In the entries below, find the lines that contain the word "this" and copy them.

--------------------------------

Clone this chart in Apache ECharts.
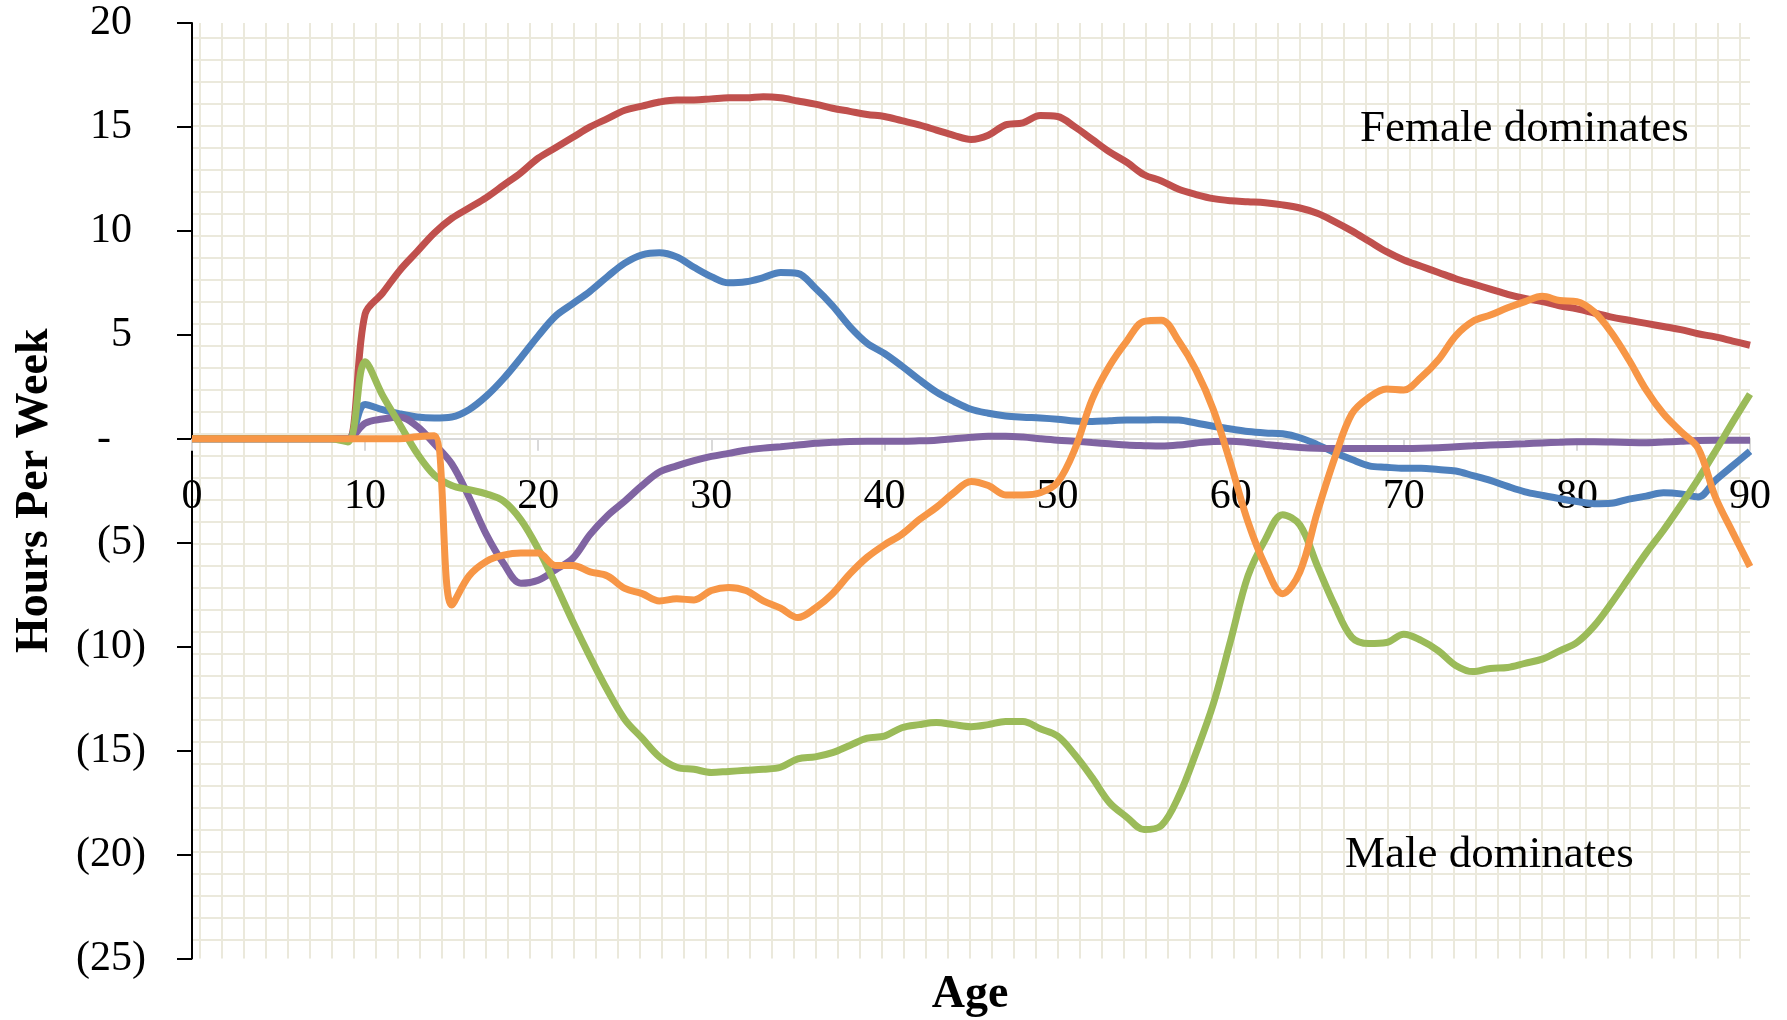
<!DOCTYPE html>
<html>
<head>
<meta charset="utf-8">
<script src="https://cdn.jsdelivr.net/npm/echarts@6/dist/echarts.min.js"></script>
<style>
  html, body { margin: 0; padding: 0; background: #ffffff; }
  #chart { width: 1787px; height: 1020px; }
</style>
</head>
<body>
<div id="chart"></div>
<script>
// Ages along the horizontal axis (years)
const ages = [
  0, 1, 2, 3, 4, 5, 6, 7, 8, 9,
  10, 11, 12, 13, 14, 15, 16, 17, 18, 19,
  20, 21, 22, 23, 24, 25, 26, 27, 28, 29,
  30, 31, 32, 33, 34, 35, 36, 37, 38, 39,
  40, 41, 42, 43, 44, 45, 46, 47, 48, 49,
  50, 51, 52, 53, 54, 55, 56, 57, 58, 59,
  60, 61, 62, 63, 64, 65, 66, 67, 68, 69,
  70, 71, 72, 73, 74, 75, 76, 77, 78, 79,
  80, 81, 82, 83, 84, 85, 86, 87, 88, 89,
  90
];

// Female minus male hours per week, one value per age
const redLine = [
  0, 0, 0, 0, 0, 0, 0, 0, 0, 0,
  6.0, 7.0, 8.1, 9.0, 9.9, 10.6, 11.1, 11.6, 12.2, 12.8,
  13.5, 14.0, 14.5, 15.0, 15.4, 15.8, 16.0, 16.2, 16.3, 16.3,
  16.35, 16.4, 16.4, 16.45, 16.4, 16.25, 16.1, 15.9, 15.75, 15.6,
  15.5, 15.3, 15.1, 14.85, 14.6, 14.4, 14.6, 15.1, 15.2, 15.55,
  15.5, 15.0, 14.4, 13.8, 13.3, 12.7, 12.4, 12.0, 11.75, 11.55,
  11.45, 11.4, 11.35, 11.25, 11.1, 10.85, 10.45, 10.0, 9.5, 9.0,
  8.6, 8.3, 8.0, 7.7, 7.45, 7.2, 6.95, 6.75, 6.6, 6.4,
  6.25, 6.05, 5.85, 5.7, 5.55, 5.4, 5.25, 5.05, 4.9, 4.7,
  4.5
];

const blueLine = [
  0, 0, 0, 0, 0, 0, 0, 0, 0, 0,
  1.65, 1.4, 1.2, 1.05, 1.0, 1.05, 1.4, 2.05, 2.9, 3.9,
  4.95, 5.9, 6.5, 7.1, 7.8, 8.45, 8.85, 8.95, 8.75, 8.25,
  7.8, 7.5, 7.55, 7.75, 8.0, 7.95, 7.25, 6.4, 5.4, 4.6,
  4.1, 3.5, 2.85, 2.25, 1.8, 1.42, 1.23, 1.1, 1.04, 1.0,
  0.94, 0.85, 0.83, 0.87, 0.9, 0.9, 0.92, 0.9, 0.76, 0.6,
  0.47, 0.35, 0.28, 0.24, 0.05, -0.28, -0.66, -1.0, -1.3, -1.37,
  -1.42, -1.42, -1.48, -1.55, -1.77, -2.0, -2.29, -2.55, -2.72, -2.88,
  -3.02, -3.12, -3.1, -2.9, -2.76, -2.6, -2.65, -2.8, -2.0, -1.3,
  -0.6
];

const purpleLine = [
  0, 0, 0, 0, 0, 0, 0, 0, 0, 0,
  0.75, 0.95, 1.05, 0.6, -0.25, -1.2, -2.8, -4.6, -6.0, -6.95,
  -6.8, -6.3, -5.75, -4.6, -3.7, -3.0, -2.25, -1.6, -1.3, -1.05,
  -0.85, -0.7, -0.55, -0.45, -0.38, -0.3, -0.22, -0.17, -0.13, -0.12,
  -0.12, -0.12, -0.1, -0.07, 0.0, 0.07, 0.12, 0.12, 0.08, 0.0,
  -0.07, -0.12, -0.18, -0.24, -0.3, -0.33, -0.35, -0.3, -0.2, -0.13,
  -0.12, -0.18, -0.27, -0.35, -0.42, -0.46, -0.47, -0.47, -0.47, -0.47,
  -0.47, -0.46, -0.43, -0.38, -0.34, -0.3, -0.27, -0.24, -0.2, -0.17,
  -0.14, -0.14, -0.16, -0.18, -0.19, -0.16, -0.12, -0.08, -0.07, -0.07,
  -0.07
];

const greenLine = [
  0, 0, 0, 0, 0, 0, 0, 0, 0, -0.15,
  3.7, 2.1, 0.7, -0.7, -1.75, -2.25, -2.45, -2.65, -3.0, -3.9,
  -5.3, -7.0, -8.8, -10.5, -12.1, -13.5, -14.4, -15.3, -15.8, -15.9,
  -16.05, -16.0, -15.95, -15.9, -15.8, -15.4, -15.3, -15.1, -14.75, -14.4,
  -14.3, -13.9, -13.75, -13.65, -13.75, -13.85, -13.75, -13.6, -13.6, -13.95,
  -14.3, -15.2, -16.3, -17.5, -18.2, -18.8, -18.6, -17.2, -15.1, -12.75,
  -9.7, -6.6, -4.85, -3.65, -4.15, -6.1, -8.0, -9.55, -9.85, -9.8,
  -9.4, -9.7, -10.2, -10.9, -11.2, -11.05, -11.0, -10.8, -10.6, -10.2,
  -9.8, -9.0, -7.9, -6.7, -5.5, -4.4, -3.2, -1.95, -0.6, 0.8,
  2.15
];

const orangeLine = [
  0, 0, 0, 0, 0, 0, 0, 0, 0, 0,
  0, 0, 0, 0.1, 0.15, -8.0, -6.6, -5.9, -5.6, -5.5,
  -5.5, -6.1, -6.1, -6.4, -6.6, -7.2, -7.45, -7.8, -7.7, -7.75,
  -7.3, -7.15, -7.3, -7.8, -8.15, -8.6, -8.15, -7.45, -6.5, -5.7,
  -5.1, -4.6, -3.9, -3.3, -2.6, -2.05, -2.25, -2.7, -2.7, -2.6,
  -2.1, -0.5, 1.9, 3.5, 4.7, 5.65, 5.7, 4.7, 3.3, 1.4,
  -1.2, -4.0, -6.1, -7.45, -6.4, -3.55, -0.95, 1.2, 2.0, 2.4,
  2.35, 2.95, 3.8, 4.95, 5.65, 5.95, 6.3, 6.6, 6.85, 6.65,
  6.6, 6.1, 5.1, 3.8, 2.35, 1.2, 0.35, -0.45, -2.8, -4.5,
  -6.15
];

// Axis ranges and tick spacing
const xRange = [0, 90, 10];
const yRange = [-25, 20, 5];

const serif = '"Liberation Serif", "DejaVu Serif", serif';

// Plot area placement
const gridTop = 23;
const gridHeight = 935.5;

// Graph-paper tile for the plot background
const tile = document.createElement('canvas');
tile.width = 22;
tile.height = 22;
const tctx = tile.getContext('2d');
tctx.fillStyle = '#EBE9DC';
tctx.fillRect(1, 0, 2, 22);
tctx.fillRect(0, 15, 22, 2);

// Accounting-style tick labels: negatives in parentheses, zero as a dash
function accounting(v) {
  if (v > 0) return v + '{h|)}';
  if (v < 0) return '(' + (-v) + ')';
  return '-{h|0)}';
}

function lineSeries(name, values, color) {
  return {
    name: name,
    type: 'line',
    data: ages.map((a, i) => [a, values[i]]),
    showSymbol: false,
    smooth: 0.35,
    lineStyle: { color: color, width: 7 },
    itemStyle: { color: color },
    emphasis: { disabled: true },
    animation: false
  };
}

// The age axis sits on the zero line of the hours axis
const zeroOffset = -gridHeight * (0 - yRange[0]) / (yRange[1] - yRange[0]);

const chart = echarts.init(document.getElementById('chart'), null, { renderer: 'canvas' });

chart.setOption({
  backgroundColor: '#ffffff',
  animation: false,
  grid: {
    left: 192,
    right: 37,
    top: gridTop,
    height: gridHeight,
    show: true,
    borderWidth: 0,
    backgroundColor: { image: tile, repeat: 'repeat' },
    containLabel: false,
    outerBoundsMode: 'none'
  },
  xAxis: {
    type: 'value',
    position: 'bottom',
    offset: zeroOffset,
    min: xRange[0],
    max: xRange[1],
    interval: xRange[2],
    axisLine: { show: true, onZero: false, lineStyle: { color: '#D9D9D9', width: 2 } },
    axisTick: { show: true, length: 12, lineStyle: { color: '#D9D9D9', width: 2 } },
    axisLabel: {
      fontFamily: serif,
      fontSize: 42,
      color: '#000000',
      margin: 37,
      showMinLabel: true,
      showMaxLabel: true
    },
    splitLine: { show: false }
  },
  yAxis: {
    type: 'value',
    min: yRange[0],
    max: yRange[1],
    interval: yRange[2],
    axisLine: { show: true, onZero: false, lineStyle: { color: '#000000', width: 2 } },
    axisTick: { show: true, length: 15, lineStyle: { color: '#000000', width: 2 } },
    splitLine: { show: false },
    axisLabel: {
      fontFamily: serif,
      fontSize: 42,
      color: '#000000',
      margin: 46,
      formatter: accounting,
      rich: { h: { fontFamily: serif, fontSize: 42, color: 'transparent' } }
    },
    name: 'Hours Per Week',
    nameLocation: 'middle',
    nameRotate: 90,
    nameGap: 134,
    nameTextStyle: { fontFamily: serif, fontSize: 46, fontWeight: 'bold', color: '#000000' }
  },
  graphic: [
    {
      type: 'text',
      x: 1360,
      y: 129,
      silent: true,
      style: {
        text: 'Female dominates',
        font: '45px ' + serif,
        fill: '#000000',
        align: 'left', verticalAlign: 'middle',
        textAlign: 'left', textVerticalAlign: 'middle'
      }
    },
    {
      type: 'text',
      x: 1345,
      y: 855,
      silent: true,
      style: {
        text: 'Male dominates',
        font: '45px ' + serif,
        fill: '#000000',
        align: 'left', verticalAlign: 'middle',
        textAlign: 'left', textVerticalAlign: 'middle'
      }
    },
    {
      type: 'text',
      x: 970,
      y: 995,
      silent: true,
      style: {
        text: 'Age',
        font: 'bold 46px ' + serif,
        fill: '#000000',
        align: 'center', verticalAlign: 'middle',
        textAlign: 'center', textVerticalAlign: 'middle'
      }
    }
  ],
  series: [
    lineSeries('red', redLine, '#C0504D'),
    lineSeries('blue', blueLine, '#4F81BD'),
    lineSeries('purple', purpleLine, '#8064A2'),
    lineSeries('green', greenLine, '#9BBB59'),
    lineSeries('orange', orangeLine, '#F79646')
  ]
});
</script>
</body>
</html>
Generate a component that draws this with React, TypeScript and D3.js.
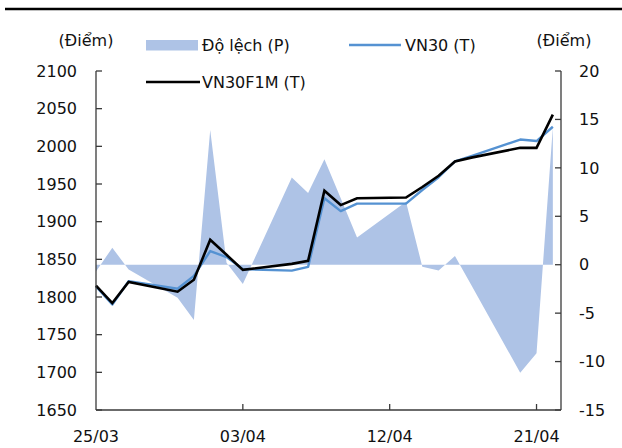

--------------------------------

▶ **RESPONSE BELOW**:
Clone this chart in Apache ECharts.
Generate a component that draws this with React, TypeScript and D3.js.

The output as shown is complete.